O público consumidor de quadrinhos, animações, jogos de RPG, card games e afins sofreu durante muito tempo com a falta de um mercado nacional que disponibilizasse estes produtos. A dificuldade de produção e de divulgação foram alguns dos fatores que minaram o desejo de alguns desenvolvedores de criar produtos para esse público.
No entanto, o cenário parece estar mudando. Enquanto o governo faz a sua parte, incluindo os jogos eletrônicos nas categorias que podem ser beneficiadas pela Lei Rouanet, os produtores independentes tentam por suas ideias em prática com a ajuda do financiamento coletivo. Projetos que englobam este mercado estão surgindo cada vez com mais frequência nos sites de crowdfunding. E mais: atingindo suas metas de arrecadação cada vez mais rápido.

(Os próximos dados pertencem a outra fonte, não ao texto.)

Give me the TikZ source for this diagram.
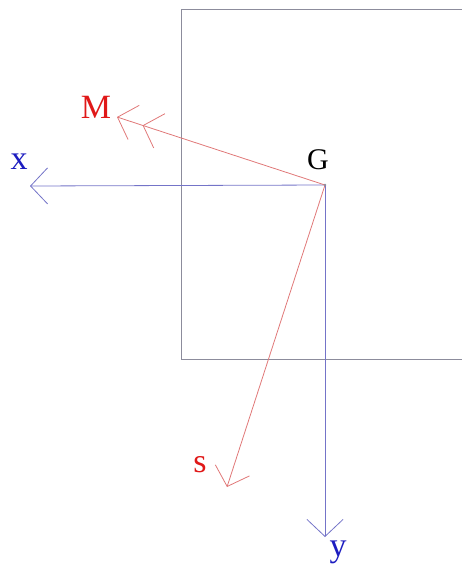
\documentclass[tikz,border=0pt]{standalone}
\usepackage{fontspec}
\setmainfont{Liberation Serif}
\usetikzlibrary{arrows.meta}
\definecolor{framec}{HTML}{8C8C9C}
\definecolor{axisc}{HTML}{7474C8}
\definecolor{axislab}{HTML}{1C1CC0}
\definecolor{forcec}{HTML}{E07878}
\definecolor{forcelab}{HTML}{E01818}
\begin{document}
\begin{tikzpicture}[x=1pt,y=-1pt,barb/.tip={Straight Barb[length=17pt,width=36pt,line width=.8pt]},axis/.style={-barb,draw=axisc,line width=.8pt},force/.style={-barb,draw=forcec,line width=.8pt},lab/.style={font=\fontsize{34}{38}\selectfont,inner sep=0pt}]
\useasboundingbox (0,0) rectangle (461,568);
\coordinate (G) at (325,185);
\coordinate (xend) at (30,186);
\coordinate (yend) at (325,537);
\coordinate (Mend) at (117,117);
\coordinate (send) at (227,487);
% frame (open to the right)
\draw[framec,line width=.8pt] (462,9) -- (181,9) -- (181,359) -- (462,359);
% axes
\draw[axis] (G) -- (xend);
\draw[axis] (G) -- (yend);
% vectors
\draw[force,-{barb[sep=9pt] barb}] (G) -- (Mend);
\draw[force] (G) -- (send);
\fill[framec] (G) circle (1.3);
% labels
\node[lab,font=\fontsize{30}{34}\selectfont] (Glab) at (318,160) {G};
\node[lab,text=axislab] (xlab) at (19,162) {x};
\node[lab,text=axislab] (ylab) at (338,552) {y};
\node[lab,text=forcelab] (Mlab) at (96,107) {M};
\node[lab,text=forcelab] (slab) at (200,465) {s};
\end{tikzpicture}
\end{document}
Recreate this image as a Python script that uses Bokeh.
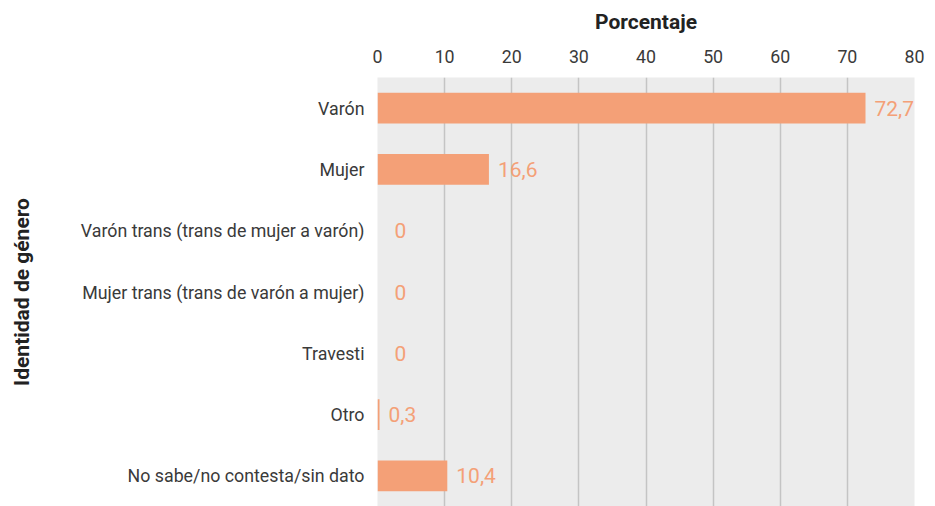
from bokeh.plotting import figure
from bokeh.models import ColumnDataSource, Range1d, FixedTicker, LabelSet
from bokeh.core.properties import value
from bokeh.embed import file_html
from bokeh.resources import INLINE

categories = [
    "Varón",
    "Mujer",
    "Varón trans (trans de mujer a varón)",
    "Mujer trans (trans de varón a mujer)",
    "Travesti",
    "Otro",
    "No sabe/no contesta/sin dato",
]
values = [72.7, 16.6, 0, 0, 0, 0.3, 10.4]
x_ticks = [0, 10, 20, 30, 40, 50, 60, 70, 80]

labels = [("%g" % v).replace(".", ",") for v in values]
offsets = [9 if v > 0 else 17 for v in values]

src = ColumnDataSource(dict(cat=categories, val=values, lab=labels, off=offsets))

BAR = "#f4a077"
p = figure(
    width=928, height=506,
    y_range=list(reversed(categories)),
    x_range=Range1d(0, 80),
    x_axis_location="above",
    output_backend="svg", toolbar_location=None,
    min_border_top=77, min_border_right=14, min_border_bottom=0,
    min_border_left=377,
)
p.background_fill_color = "#ececec"
p.border_fill_color = "white"
p.outline_line_color = None

p.hbar(y="cat", right="val", left=0, height=0.5, source=src,
       fill_color=BAR, line_color=None)

lbl = LabelSet(x="val", y="cat", text="lab", x_offset="off", source=src,
               text_color=BAR, text_font_size="21px",
               text_font=value("Roboto"),
               text_baseline="middle",
               text_align="left")
p.add_layout(lbl)

p.xaxis.ticker = FixedTicker(ticks=x_ticks)
p.xaxis.axis_label = "Porcentaje"
p.yaxis.axis_label = "Identidad de género"
for ax in (p.xaxis, p.yaxis):
    ax.axis_line_color = None
    ax.major_tick_line_color = None
    ax.minor_tick_line_color = None
    ax.major_label_text_font = "Roboto"
    ax.major_label_text_font_size = "17.8px"
    ax.major_label_text_color = "#3a3a3a"
    ax.axis_label_text_font = "Roboto"
    ax.axis_label_text_font_size = "21px"
    ax.axis_label_text_font_style = "bold"
    ax.axis_label_text_color = "#222222"
p.xaxis.major_label_standoff = 9
p.xaxis.axis_label_standoff = 13
p.yaxis.major_label_standoff = 7
p.yaxis.axis_label_standoff = 44

p.xgrid.grid_line_color = "#c4c4c4"
p.xgrid.grid_line_width = 1.5
p.ygrid.grid_line_color = None

open("out.html", "w").write(file_html(p, INLINE))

Um destes casos é o jogo de RPG Violentina. Baseado no imaginário criado pelo diretor Quentin Tarantino, em filmes como “Pulp Fiction” e “Cães de Aluguel”, o jogo foi desenvolvido pelo arquiteto e urbanista, Eduardo Caetano, justamente para suprir a falta de produtos originais no mercado nacional.
O projeto foi ao ar pelo Movere e, em três horas, conseguiu atingir a meta de R$ 2 mil. Ao fim do prazo estipulado, o jogo havia arrecadado mais de R$ 9 mil. Segundo Caetano, o sucesso pode ser atribuído a vários fatores, como “a criação prévia de uma comunidade em torno do jogo, o apoio da blogosfera em parceria com a editora Secular Games e a própria repercussão inicial que o primeiro dia da campanha gerou”, explica.
Para ele o crowdfunding deve impulsionar o desenvolvimento desses produtos no país. “Os geeks são pessoas extremamente criativas. Deve existir muita ideia legal por aí, em banho-maria, esperando uma oportunidade pra sair da garagem”, afirma.
Quem também se deu bem com o financiamento coletivo foi o projeto Feed It!, jogo digital criado por estudantes da Design de Games da Universidade Anhembi Morumbi, que tem como base alguns elementos retirados do filme “A Pequena Loja de Horrores”. Atualmente em desenvolvimento para iPhone, iPad e iPod Touch, o projeto, hospedado no Catarse, ultrapassou a meta de arrecadação (de R$ 8,9 mil), somando R$ 9.865. “Quanto mais os projetos geeks forem concretizados utilizando as plataformas crowdfunding, mais os grandes portais de internet vão voltar suas atenções para esse público que está em crescimento”, afirma Luiz Dias, um dos desenvolvedores do projeto.
O sucesso dessas iniciativas nas plataformas de financiamento coletivo impulsionou outros produtores e desenvolvedores a apostarem no crowdfunding. A empresa Kaplan Project Comics, por exemplo, levou ao Movere o projeto do card game Mercenary Crusade. O jogo de cartas colecionáveis foi pensado como um dos elementos da narrativa, que também inclui brinquedos, jogos digitais e outros produtos licenciados.
A captação do projeto está em curso. Com o dinheiro, os desenvolvedores pretendem realizar a primeira tiragem do jogo. Para fazer com o que o projeto chegue ao maior número de pessoas – fase essencial para financiar um projeto coletivamente -, eles apostam na divulgação através de sites voltados para o universo geek e nas redes sociais, especialmente o Facebook. “Essas duas estratégias são fundamentais e capazes de criar o ‘buzz’ necessário para que alcancemos quem nunca ouviu falar de nosso trabalho”, afirma o desenvolvedor Alex D’ates.
Para ele, o mercado nacional geek deve apostar no licenciamento de marcas e produtos voltados para esse nicho. Este é o caminho que a Kaplan Project Comics deve seguir. “Nosso empenho é de criar um universo de personagens e histórias consistente, bem como de produtos que partem desse todo”, declara.
Há 51 dias do término da fase de arrecadação, o projeto Card Goblins já superou a meta de R$ 3 mil. “O jogo tinha tudo para dar certo, mas como não há cases de Card Games independentes, seria muito arriscado bancar e não acharíamos um investidor que quisesse arriscar”, diz Tiago Junges, desenvolvedor do jogo de cartas, sobre a escolha de colocar o projeto para financiamento coletivo.
Para ele, existe uma nova “moda geek” que deve aquecer o mercado brasileiro e incentivar os produtores a tirarem da gaveta seus projetos. “Presenciamos um grande ‘bum’ no mercado nacional independente de RPGs no ano passado e acredito que ele se estenderá aos jogos de tabuleiro em 2012/2013”, afirma.
Quanto à eficácia das plataformas de financiamento coletivo, ele declara: “O crowdfunding ajuda o independente a se tornar visível e temos muita gente boa produzindo muitos jogos e materiais bons por aí, só esperando uma oportunidade para aparecer”.